Twelve jurors cleared anesthesiologist Dave Tomlinson of negligence charges after an eight-day trial in Teton County District Court. Jurors deliberated for about 2 1/2 hours before coming to their decision.
The trial wrapped up a day earlier than expected. Before a verdict was reached, Judge Steven Sharpe said in court that it was “extremely well tried by both counsels.”
The verdict fits the trend for medical malpractice cases, which go in favor of the doctor between 80 and 90 percent of the time. It’s rare for a medical malpractice trial to even make it to court. Less than 5 percent go before a jury, as this one did.
Attorneys for plaintiff Jill Lubing argued that Tomlinson, of Grand Anesthesia Group, didn’t follow safety protocols to avoid local anesthetic systemic toxicity and protect her from a mild traumatic brain injury. Tomlinson countered that claim, saying his actions while performing a regional nerve block prior to wrist surgery did not cause her brain damage. Over the course of the trial, attorneys homed in on the 10 to 15 minutes of intense activity around 8:50 a.m. March 20, 2015.
“I disagree with the verdict, but I’ve been a practicing lawyer for over three decades, and I have a lot of respect for the jury system,” said Lubing’s husband, Jim. “I respect their verdict, that they made the decision they thought was appropriate in light of the information they had.”
Tomlinson couldn’t be reached by press time, but reactions to the verdict on social media were supportive of him and his practice.
Emotional testimony and contradicting medical opinions marked the trial, as experts testifying on both sides disputed what “standard of care” Tomlinson had to meet.
That’s important because in a medical malpractice case, the plaintiff’s attorneys have to prove what the accepted medical standard of care was in the case, that it was more likely than not Tomlinson breached his duty by failing to meet those standards, and that the failure to meet the standard of medical care was, once again, more likely than not the cause of injury to Lubing.
Only if the three concepts were proved and agreed upon by the jurors could they have incorporated the nature and extent of Lubing’s injuries to determine a reasonable financial award.

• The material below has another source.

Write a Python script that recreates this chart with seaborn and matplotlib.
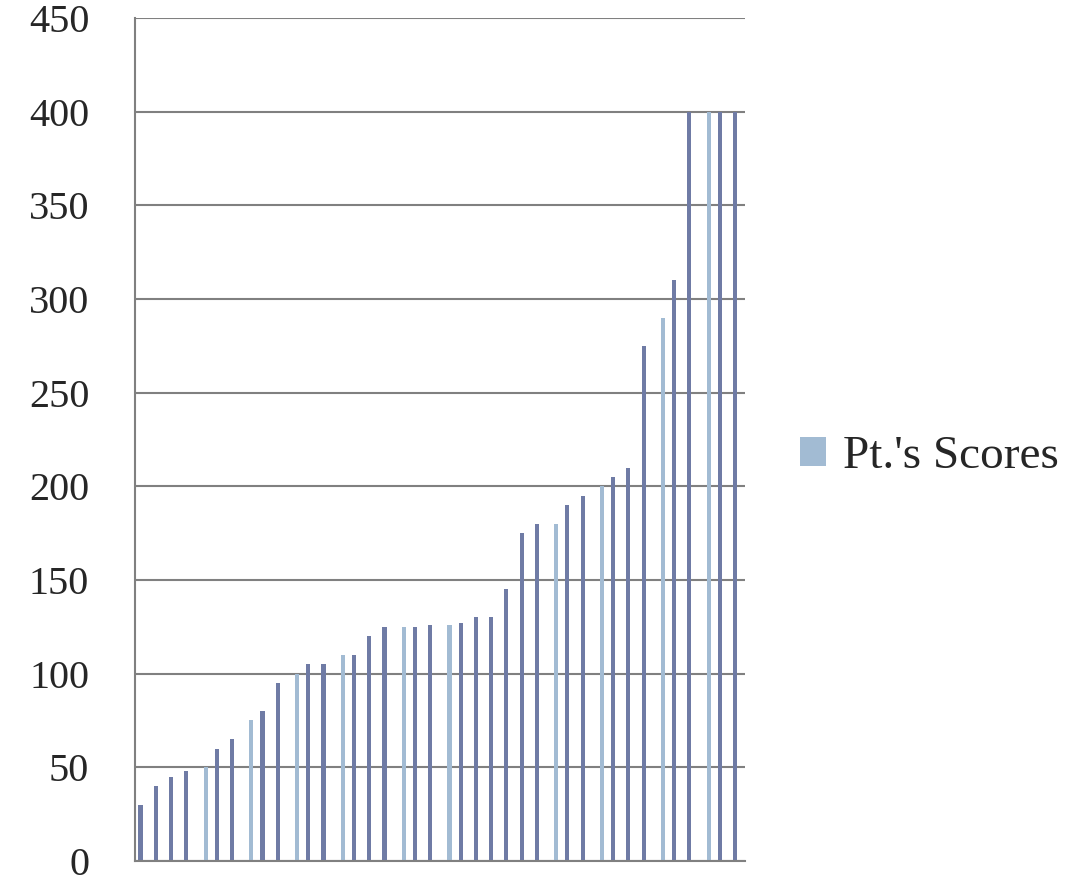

Attorneys on both sides used their closing arguments Thursday morning to bolster their own expert witnesses and discredit those testifying for the other side. One of the plaintiff’s attorneys, Rob Stepans, entreated the jury to focus on documentation made close to the incident and on patient safety, not pity.
“We don’t just create medical records for fun,” Stepans said. “We don’t create them because we don’t have something better to do. Those records capture a moment in time. If we’re left to what people remember 3 1/2 years later when they’re under the gun, if we’re left to consider what their motivations might be once they get into this courtroom because they’re rewriting history, then the search for the truth, then what we hold to be important, it’s all lost.”
He asked the jury to consider approximately $800,000 in damages.
Jeff Brinkerhoff, Tomlinson’s attorney, told the jury that “this has been a case about jumping to the wrong conclusions.” He vocalized the same sentiment during opening arguments last week.
“I told you that if you would be patient and not jump to conclusions, that little by little, witness by witness, medical article by medical article, record by record, expert by expert, here a little, there a little, the facts of what really happened would be revealed,” he said. “And it has been revealed.”